AIM: Your task is to repeat the lines from the line with "Give me the TikZ source for this diagram." to the line with "fill=stateyellow] at (226,464)", both ends included, and nothing else. Pictures stay out of the copy.

SUPPLIED ENTRIES:
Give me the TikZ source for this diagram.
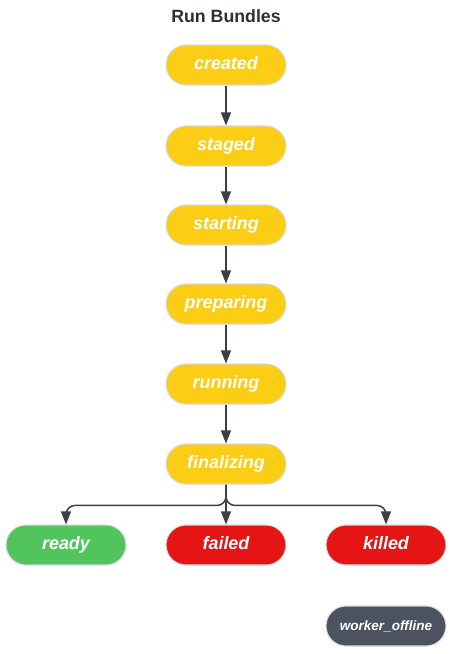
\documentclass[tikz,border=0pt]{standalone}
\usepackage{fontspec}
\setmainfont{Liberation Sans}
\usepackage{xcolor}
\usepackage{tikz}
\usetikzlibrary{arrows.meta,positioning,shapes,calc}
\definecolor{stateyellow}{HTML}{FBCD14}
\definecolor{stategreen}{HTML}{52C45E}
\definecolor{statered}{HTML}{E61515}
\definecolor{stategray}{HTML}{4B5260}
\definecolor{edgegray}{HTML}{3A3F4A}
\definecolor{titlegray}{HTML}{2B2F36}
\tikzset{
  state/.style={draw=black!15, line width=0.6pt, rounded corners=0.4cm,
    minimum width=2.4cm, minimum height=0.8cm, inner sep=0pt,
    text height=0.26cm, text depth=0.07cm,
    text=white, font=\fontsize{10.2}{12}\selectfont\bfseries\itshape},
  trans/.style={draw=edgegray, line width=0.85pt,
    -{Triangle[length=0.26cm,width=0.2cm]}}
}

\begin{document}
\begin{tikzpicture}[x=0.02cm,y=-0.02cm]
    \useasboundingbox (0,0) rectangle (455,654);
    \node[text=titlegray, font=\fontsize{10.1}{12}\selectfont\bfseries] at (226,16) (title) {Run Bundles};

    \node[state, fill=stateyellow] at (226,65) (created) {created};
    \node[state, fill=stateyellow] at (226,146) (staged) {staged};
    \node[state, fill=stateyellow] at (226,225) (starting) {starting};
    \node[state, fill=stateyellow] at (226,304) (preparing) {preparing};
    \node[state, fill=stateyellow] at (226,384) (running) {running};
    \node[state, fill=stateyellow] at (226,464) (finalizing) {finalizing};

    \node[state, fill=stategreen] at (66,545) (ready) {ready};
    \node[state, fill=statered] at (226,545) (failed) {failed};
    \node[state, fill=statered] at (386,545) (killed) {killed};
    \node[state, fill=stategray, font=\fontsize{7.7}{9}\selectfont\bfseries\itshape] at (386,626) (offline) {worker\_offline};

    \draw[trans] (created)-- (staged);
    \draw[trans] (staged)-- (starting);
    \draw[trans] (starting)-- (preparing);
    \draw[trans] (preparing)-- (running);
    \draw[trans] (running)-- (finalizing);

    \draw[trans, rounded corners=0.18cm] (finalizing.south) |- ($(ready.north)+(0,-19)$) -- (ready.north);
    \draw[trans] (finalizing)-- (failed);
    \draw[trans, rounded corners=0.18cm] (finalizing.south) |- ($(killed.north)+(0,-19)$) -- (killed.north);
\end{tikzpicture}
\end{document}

---

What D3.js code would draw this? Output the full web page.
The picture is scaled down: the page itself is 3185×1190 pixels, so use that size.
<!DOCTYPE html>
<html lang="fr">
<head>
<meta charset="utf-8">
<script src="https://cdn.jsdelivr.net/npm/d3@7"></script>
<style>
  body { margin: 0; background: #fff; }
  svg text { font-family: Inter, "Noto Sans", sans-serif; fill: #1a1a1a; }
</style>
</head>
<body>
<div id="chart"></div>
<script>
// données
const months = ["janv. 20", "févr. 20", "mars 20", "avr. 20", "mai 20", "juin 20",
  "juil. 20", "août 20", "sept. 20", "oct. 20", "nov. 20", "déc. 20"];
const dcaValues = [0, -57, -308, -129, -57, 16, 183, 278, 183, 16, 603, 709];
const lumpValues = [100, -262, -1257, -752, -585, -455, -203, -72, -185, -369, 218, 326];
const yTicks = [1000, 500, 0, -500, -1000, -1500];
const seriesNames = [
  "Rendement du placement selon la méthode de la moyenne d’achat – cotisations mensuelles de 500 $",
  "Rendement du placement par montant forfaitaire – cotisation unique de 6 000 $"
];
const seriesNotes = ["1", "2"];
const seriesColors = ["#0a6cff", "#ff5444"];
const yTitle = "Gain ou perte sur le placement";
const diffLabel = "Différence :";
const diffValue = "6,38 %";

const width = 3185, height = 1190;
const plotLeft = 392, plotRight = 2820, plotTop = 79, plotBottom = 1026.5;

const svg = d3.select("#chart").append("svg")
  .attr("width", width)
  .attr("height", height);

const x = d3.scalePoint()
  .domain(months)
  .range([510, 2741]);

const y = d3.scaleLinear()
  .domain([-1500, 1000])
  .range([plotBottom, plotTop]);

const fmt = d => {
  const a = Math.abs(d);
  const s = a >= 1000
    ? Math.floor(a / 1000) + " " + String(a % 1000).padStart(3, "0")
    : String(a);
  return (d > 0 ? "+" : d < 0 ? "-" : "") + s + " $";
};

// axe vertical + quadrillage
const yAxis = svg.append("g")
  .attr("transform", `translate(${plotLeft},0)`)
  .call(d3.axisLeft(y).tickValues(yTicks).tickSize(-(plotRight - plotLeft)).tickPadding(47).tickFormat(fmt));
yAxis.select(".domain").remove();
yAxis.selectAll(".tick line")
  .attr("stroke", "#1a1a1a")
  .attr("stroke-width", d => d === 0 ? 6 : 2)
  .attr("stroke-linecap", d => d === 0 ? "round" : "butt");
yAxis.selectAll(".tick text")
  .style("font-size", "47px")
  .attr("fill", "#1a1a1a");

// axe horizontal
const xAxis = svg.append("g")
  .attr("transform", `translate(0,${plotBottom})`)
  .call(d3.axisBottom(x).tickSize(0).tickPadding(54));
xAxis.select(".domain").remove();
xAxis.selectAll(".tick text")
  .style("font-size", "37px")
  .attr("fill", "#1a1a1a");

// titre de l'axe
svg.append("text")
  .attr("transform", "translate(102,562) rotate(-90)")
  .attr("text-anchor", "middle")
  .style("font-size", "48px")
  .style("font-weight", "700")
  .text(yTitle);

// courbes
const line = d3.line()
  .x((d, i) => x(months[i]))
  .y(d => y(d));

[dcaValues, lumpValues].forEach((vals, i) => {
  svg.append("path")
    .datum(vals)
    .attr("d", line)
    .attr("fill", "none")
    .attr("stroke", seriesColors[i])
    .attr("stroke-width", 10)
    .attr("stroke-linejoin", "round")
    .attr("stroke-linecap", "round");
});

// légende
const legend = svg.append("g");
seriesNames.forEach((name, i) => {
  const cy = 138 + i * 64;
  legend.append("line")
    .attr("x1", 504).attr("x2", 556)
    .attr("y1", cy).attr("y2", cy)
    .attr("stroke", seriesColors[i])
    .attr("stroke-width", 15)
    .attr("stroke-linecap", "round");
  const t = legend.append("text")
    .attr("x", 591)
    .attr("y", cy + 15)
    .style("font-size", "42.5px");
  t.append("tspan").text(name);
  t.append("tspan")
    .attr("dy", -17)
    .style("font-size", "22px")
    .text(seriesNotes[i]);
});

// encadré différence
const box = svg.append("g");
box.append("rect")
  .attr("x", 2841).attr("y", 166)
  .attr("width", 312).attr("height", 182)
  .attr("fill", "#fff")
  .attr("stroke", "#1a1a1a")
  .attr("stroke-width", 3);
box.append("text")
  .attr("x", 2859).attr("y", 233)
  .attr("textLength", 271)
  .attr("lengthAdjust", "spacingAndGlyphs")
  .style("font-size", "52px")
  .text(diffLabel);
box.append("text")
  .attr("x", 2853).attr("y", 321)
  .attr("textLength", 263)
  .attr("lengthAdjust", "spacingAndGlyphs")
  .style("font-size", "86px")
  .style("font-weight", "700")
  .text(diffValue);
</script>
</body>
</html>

ANSWER TO THIS TASK:
Give me the TikZ source for this diagram.
\documentclass[tikz,border=0pt]{standalone}
\usepackage{fontspec}
\setmainfont{Liberation Sans}
\usepackage{xcolor}
\usepackage{tikz}
\usetikzlibrary{arrows.meta,positioning,shapes,calc}
\definecolor{stateyellow}{HTML}{FBCD14}
\definecolor{stategreen}{HTML}{52C45E}
\definecolor{statered}{HTML}{E61515}
\definecolor{stategray}{HTML}{4B5260}
\definecolor{edgegray}{HTML}{3A3F4A}
\definecolor{titlegray}{HTML}{2B2F36}
\tikzset{
  state/.style={draw=black!15, line width=0.6pt, rounded corners=0.4cm,
    minimum width=2.4cm, minimum height=0.8cm, inner sep=0pt,
    text height=0.26cm, text depth=0.07cm,
    text=white, font=\fontsize{10.2}{12}\selectfont\bfseries\itshape},
  trans/.style={draw=edgegray, line width=0.85pt,
    -{Triangle[length=0.26cm,width=0.2cm]}}
}

\begin{document}
\begin{tikzpicture}[x=0.02cm,y=-0.02cm]
    \useasboundingbox (0,0) rectangle (455,654);
    \node[text=titlegray, font=\fontsize{10.1}{12}\selectfont\bfseries] at (226,16) (title) {Run Bundles};

    \node[state, fill=stateyellow] at (226,65) (created) {created};
    \node[state, fill=stateyellow] at (226,146) (staged) {staged};
    \node[state, fill=stateyellow] at (226,225) (starting) {starting};
    \node[state, fill=stateyellow] at (226,304) (preparing) {preparing};
    \node[state, fill=stateyellow] at (226,384) (running) {running};
    \node[state, fill=stateyellow] at (226,464) (finalizing) {finalizing};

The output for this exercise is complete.